When Dr. Rennie Newton's jury duty on a case involving a contract killer ends in an acquittal for Ricky Lozada, her carefully composed and very private life begins to unravel. First, someone breaks into her house to leave her an anonymous dozen red roses. Then her colleague and one-time rival for the chief of surgery job is murdered in the parking lot of her hospital, which makes her a prime suspect, especially when the police learn that she's killed a man once before. None of that stops Detective Wick Threadgill from falling in love with her; unlike his partner, he's sure that Lozada, not Rennie, is behind Howell's murder. And it soon becomes clear that the killer is so obsessed with Rennie that he'll do anything to have her--including killing again. Brown, master of the romantic mystery, goes into darker territory here, but she handles it with her usual deftness and turns in a well-paced if not particularly heart-stopping thriller with the requisite happy ending for Rennie and Wick. --Jane Adams
From Publishers Weekly
Brown's latest thriller pits the infamous Ricky Lozada, an unscrupulous killer for hire, against Wick Threadgill, a wily, disgruntled detective on leave from the force. Threadgill's former partner, Oren Wesley, lures him back with the news that Lozada-against whom Threadgill has a personal vendetta-has murdered a respected doctor. The author ups the stakes by giving Threadgill and the killer the same love interest: Dr. Rennie Newton, a no-nonsense surgeon who unwittingly attracts Lozada's obsessive attention while serving on a jury that acquits him for murder. Newton's secret past raises doubts about where exactly her loyalties lie, and Brown deftly builds suspense around the romantic aspect of her story.
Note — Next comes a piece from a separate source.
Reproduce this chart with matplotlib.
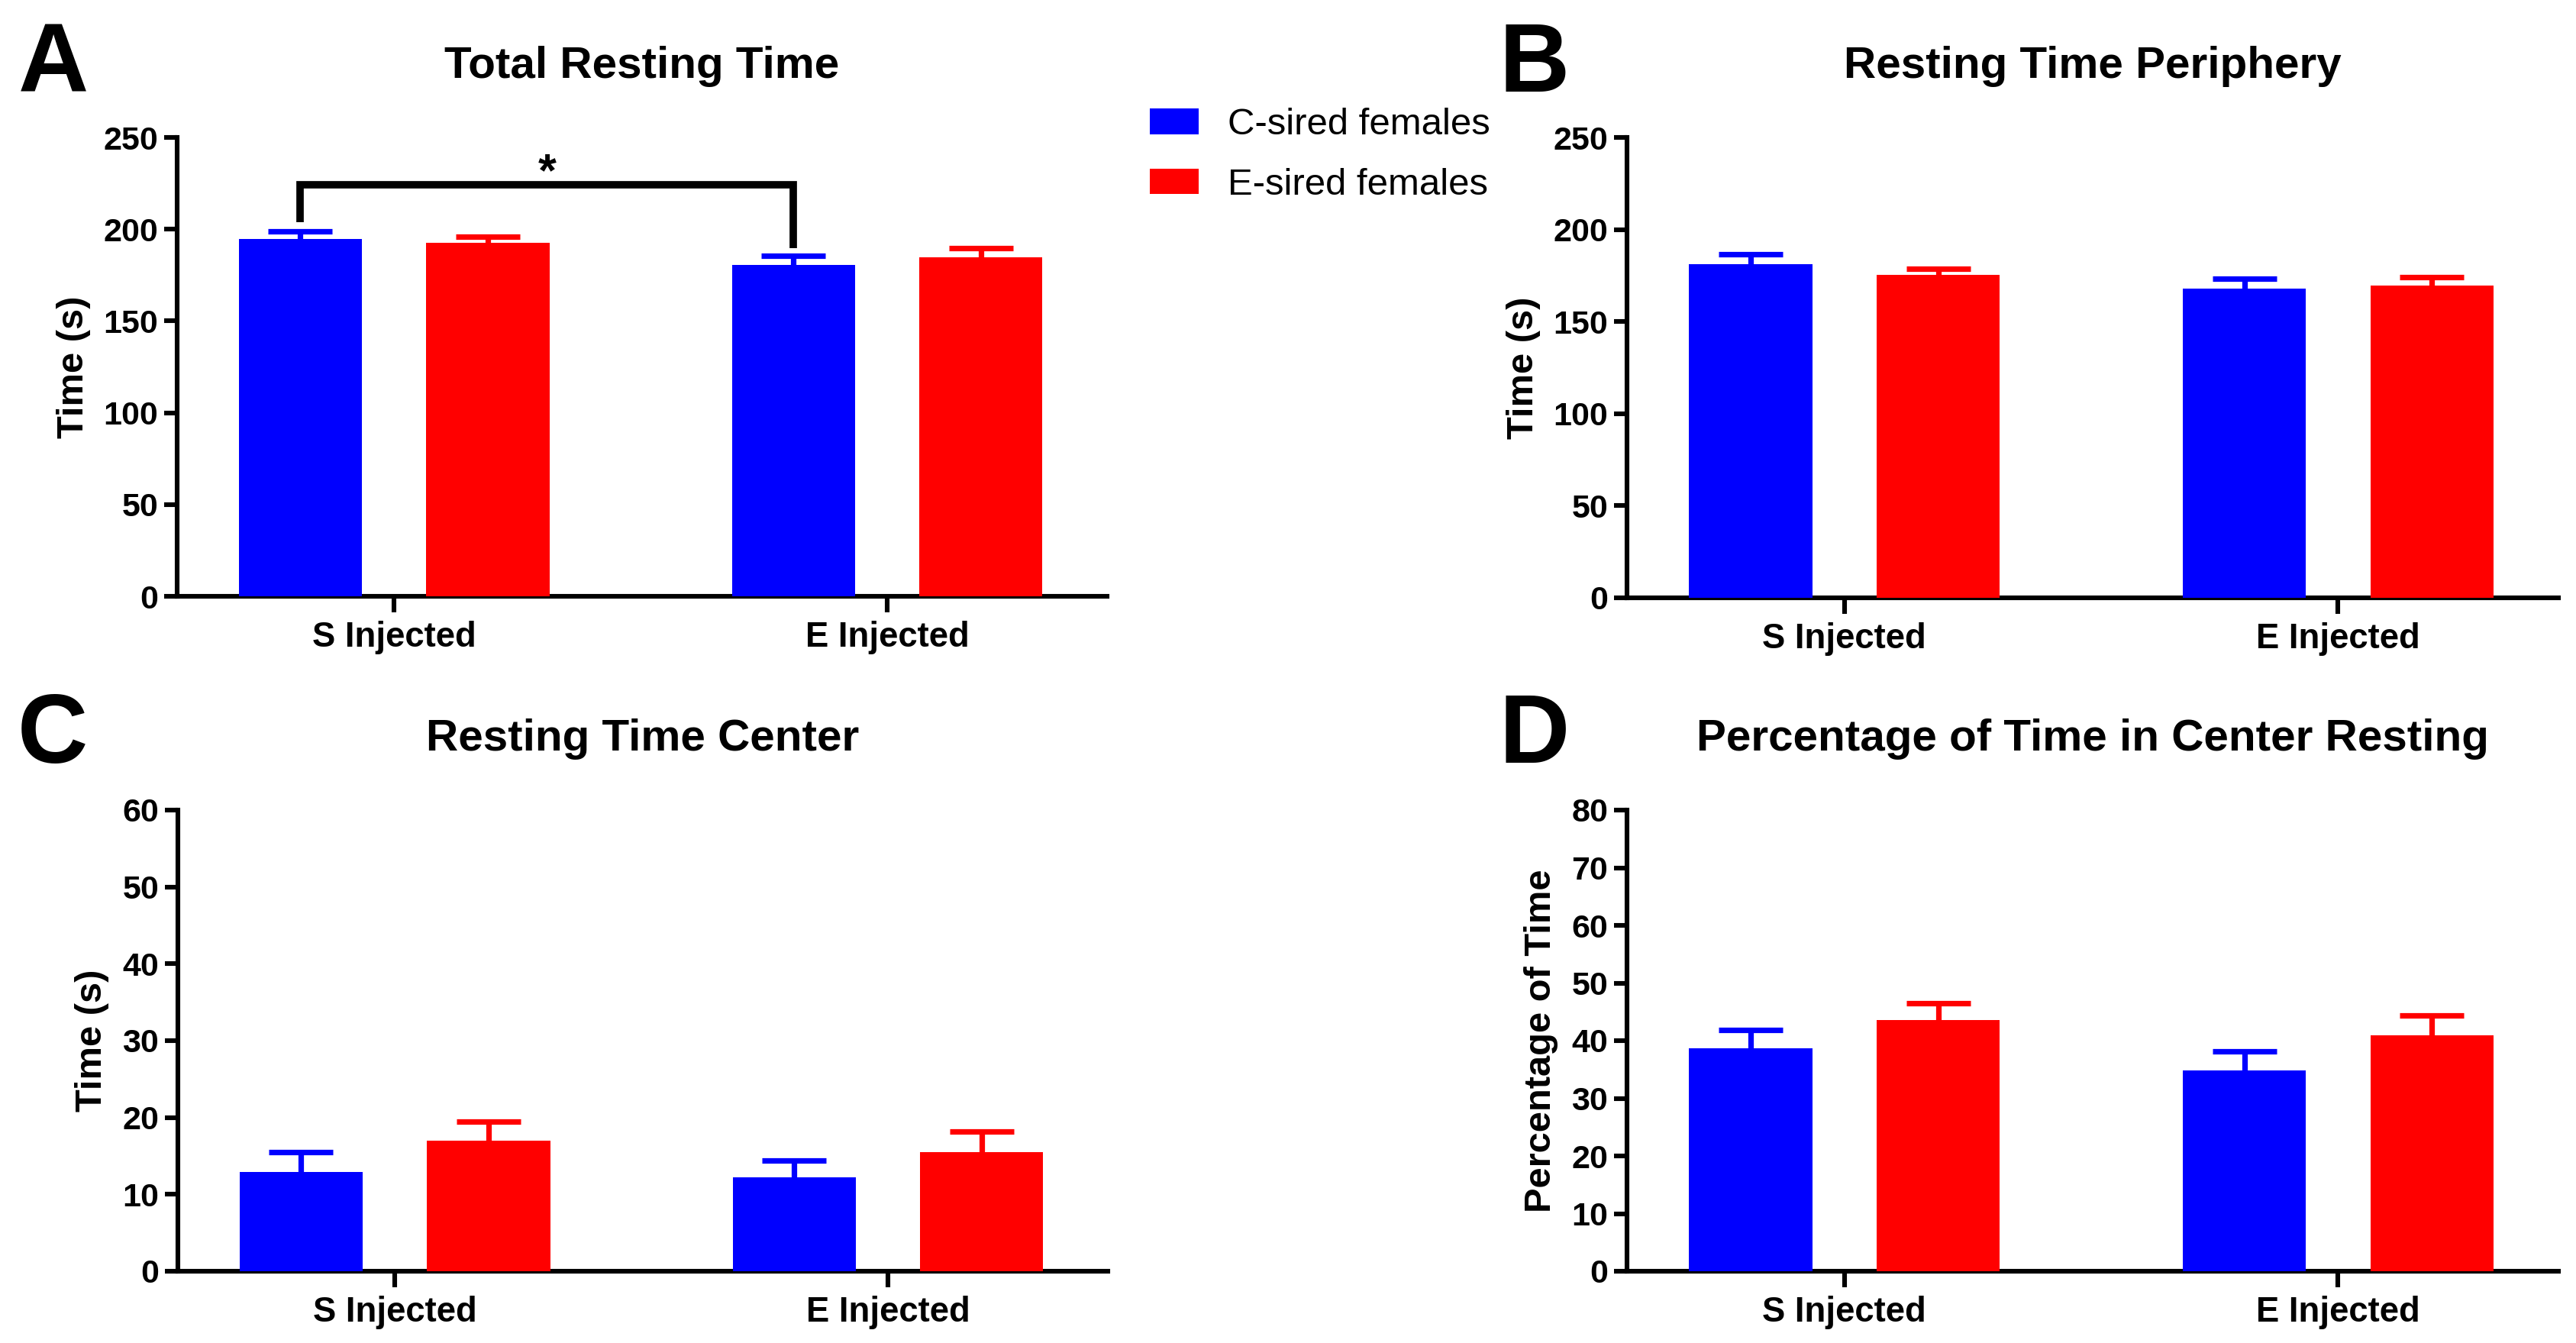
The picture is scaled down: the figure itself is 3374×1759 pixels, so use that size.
import matplotlib
matplotlib.use("Agg")
import matplotlib.pyplot as plt
import numpy as np

plt.rcParams['font.family'] = ['Liberation Sans', 'DejaVu Sans']

# ---- data ----
groups = ["S Injected", "E Injected"]
series_names = ["C-sired females", "E-sired females"]
colors = ["#0000FF", "#FF0000"]

titles = ["Total Resting Time", "Resting Time Periphery",
          "Resting Time Center", "Percentage of Time in Center Resting"]
ylabels = ["Time (s)", "Time (s)", "Time (s)", "Percentage of Time"]
letters = ["A", "B", "C", "D"]

# mean values (blue series, red series) per panel
a_blue = [194.5, 180.5]
a_blue_err = [4.2, 4.9]
a_red = [192.5, 184.6]
a_red_err = [3.3, 4.9]

b_blue = [181.0, 168.0]
b_blue_err = [5.4, 5.1]
b_red = [175.2, 169.4]
b_red_err = [3.3, 4.9]

c_blue = [12.9, 12.2]
c_blue_err = [2.6, 2.2]
c_red = [17.0, 15.5]
c_red_err = [2.5, 2.7]

d_blue = [38.7, 34.8]
d_blue_err = [3.1, 3.3]
d_red = [43.6, 40.9]
d_red_err = [2.9, 3.5]

ymax = [250, 250, 60, 80]
ystep = [50, 50, 10, 10]

# significance bracket in panel A
sig_left_bottom = 203.7
sig_top = 224.3
sig_right_bottom = 189.7
sig_label = "*"

panels = [
    (a_blue, a_blue_err, a_red, a_red_err),
    (b_blue, b_blue_err, b_red, b_red_err),
    (c_blue, c_blue_err, c_red, c_red_err),
    (d_blue, d_blue_err, d_red, d_red_err),
]

W, H = 3374, 1759
DPI = 200
fig = plt.figure(figsize=(W / DPI, H / DPI), dpi=DPI)

# axes rectangles in pixels: left, right, top, bottom
rects_px = [
    (232, 1450, 180, 781),
    (2131, 3351, 180, 783),
    (233, 1451, 1061, 1665),
    (2131, 3351, 1061, 1665),
]
letter_pos = [(24, 120), (1963, 120), (23, 999), (1963, 999)]

bar_w = 0.25
offset = 0.19
x = np.arange(len(groups))
lw = 2.2

axes = []
for i, (l, r, t, b) in enumerate(rects_px):
    ax = fig.add_axes([l / W, 1 - b / H, (r - l) / W, (b - t) / H])
    axes.append(ax)
    blue, blue_err, red, red_err = panels[i]
    bars = []
    for j, (vals, errs) in enumerate([(blue, blue_err), (red, red_err)]):
        xs = x + (-offset if j == 0 else offset)
        bc = ax.bar(xs, vals, width=bar_w, color=colors[j], edgecolor='none',
                    zorder=3, label=series_names[j])
        bars.append(bc)
        eb = ax.errorbar(xs, vals, yerr=[np.zeros(len(vals)), errs], fmt='none',
                         ecolor=colors[j], elinewidth=2.6, capsize=15,
                         capthick=2.6, zorder=2)
        # remove the lower caps (they sit on the bar tops)
        for cl in eb[1]:
            yd = np.asarray(cl.get_ydata())
            if np.allclose(yd, np.asarray(vals)):
                cl.set_visible(False)
    ax.set_xlim(-0.44, 1.446)
    ax.set_ylim(0, ymax[i])
    ax.set_yticks(np.arange(0, ymax[i] + 1, ystep[i]))
    ax.set_xticks(x)
    ax.set_xticklabels(groups)
    for s in ['top', 'right']:
        ax.spines[s].set_visible(False)
    for s in ['left', 'bottom']:
        ax.spines[s].set_linewidth(lw)
    ax.tick_params(axis='y', direction='out', length=6, width=lw, pad=3,
                   labelsize=15.5)
    ax.tick_params(axis='x', direction='out', length=7.5, width=lw, pad=4,
                   labelsize=16.4)
    for lab in ax.get_xticklabels() + ax.get_yticklabels():
        lab.set_fontweight('bold')
    ax.set_title(titles[i], fontsize=21, fontweight='bold', pad=28)
    ax.set_ylabel(ylabels[i], fontsize=17.6, fontweight='bold', labelpad=6)
    lx, ly = letter_pos[i]
    fig.text(lx / W, 1 - ly / H, letters[i], fontsize=46, fontweight='bold',
             ha='left', va='baseline')
    if i == 0:
        legend_handles = bars

# significance bracket on panel A
axA = axes[0]
xl = x[0] - offset
xr = x[1] - offset
axA.plot([xl, xl, xr, xr], [sig_left_bottom, sig_top, sig_top, sig_right_bottom],
         color='black', lw=3.5, solid_joinstyle='miter', solid_capstyle='butt',
         zorder=4, clip_on=False)
axA.text((xl + xr) / 2, sig_top - 6, sig_label, ha='center', va='bottom',
         fontsize=22, fontweight='bold')

fig.legend(legend_handles, series_names, loc='center left',
           bbox_to_anchor=(1506 / W, 1 - 203 / H), frameon=False,
           fontsize=17.7, handlelength=1.3, handleheight=0.66,
           handletextpad=0.78, labelspacing=0.68, borderpad=0,
           borderaxespad=0)

fig.savefig("out.png", dpi=DPI)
She also scores points for her insight into the sociopath's mind, despite a rather facile explanation of how he went bad. (Not everyone with a handicapped younger sibling who gets all the parents' attention ends up a ruthless killer.) Similarly, the underlying reason for Dr. Newton's startling transformation from a young adult who lived on the wild side to a cold, controlled professional is too pat. Worst of all, Brown's prose seems aimed at an audience of eighth-graders, padded throughout with a slew of adjectives, useless descriptions and catch phrases ("Is that your final answer?"). But once things get rolling, the plot crackles with tension moving toward the final showdown between Lozada and Wick. Brown fans will not be disappointed.